Professional Driver, Closed Course, Do Not Attempt at Home.


Comments

7 responses to “That’s how its done”

  1. Darla Hancock-Asbury Dressler Avatar
    Darla Hancock-Asbury Dressler

    this hardest thing ever, about living in France! Congratulations!
    How long do you have to display the Scarlett letter A?

    1. If I recall, 3 years…

  2. You are too funny. I am not looking forward to any of this, but I will forge ahead.
    Congratulations! One less thing.

  3. Seems like a rigorous road exam in comparison to USA DMV. Or just complicated by language barriers?

    1. Well… For starters you must have formal training to learn here. You can’t walk in off the street.
      There is a metric fuck ton of signage here.
      You need to know some basic mechanical things about your car. Where the oil filler cap is for instance.
      You need to know some basic first aid.

      There are nuances to driving here. You have to check your rear view mirrors a lot. Interior for braking or slowing, exterior for turning.
      You must be able to demonstrate a few different parking styles.

      After all my studying of the Code de la Route, the theory, I got 37/40.

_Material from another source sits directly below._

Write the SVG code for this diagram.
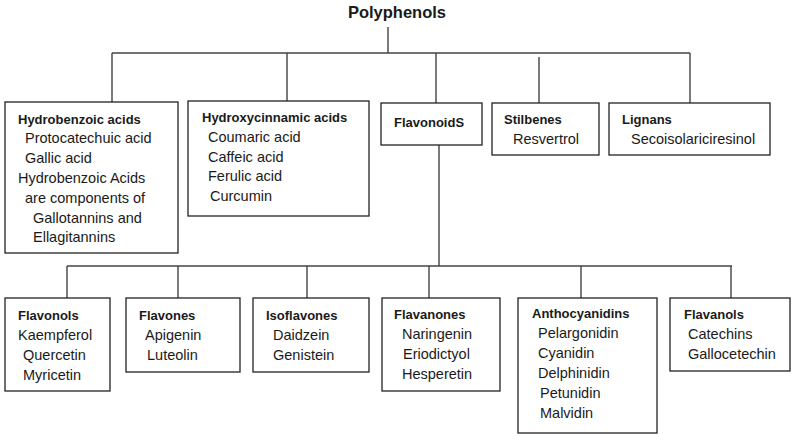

      I just popped a peek at the California Driver’s Handbook and there is a LOT less signage.

  4. Julie and Dan Avatar
    Julie and Dan

    Michael – LOVE your blog posts. We are a couple, about the same age as you, living in Northern CA and thinking about a move to the EU. So glad to have found your blog via the FB group.
    Your writing is fantastic. Still giggling over the descriptive “exceptionally disenfranchised man”. Will continue to read, and look forward to buying you and your wife a beverage in France someday. Merci!